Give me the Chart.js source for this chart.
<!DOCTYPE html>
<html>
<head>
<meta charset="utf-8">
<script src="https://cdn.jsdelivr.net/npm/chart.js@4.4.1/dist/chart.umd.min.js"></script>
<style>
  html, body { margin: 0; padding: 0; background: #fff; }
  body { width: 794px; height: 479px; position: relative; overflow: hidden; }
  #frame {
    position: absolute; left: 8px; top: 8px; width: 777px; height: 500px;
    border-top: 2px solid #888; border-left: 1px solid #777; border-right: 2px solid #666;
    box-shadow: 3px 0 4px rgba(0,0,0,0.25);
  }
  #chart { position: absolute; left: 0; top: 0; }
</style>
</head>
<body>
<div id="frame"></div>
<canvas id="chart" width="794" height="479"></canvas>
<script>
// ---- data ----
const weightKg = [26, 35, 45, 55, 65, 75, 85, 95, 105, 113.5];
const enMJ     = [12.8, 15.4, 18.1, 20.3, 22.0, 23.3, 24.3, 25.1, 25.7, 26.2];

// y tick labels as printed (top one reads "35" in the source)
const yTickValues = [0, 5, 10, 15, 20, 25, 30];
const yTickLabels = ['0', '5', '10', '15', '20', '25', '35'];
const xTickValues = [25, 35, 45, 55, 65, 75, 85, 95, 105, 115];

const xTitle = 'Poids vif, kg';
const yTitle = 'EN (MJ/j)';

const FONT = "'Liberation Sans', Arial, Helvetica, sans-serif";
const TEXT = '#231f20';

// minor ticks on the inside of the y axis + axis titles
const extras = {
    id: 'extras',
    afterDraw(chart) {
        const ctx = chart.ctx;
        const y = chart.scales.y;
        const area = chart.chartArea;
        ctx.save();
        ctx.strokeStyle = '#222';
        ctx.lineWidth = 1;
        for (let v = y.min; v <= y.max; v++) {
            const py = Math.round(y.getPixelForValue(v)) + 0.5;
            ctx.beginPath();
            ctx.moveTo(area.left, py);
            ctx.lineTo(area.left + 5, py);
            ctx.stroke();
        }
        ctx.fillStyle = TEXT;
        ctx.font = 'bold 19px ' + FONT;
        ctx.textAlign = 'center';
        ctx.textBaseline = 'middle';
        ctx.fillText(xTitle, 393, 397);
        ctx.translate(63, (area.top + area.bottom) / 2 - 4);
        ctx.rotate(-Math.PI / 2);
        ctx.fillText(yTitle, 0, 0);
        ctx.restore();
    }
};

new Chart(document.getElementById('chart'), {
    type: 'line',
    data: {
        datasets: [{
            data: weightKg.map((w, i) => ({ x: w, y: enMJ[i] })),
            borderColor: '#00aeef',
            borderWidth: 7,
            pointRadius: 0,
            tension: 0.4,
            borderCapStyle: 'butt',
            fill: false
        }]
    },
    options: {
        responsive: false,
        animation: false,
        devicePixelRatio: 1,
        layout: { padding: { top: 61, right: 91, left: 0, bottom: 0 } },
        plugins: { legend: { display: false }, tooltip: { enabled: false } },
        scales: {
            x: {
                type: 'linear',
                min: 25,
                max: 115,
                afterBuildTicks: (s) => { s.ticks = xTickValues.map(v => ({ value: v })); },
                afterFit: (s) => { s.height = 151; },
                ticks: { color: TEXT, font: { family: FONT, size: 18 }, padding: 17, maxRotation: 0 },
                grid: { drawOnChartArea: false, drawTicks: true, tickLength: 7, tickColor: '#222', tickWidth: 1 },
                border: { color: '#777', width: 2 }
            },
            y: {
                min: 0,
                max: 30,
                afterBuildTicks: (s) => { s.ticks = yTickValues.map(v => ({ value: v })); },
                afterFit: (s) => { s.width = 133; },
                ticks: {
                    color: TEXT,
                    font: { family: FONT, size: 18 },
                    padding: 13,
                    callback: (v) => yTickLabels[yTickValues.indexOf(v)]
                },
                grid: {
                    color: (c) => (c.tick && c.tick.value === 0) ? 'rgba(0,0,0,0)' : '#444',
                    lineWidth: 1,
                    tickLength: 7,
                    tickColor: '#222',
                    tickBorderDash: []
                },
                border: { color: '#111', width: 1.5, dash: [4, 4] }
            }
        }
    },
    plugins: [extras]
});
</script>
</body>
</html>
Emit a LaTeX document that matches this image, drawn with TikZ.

-=-=-

▶ WRITTEN PROBLEM
Tell how many lines include "source". The number is the whole answer.

▶ SOLVED PROBLEM
2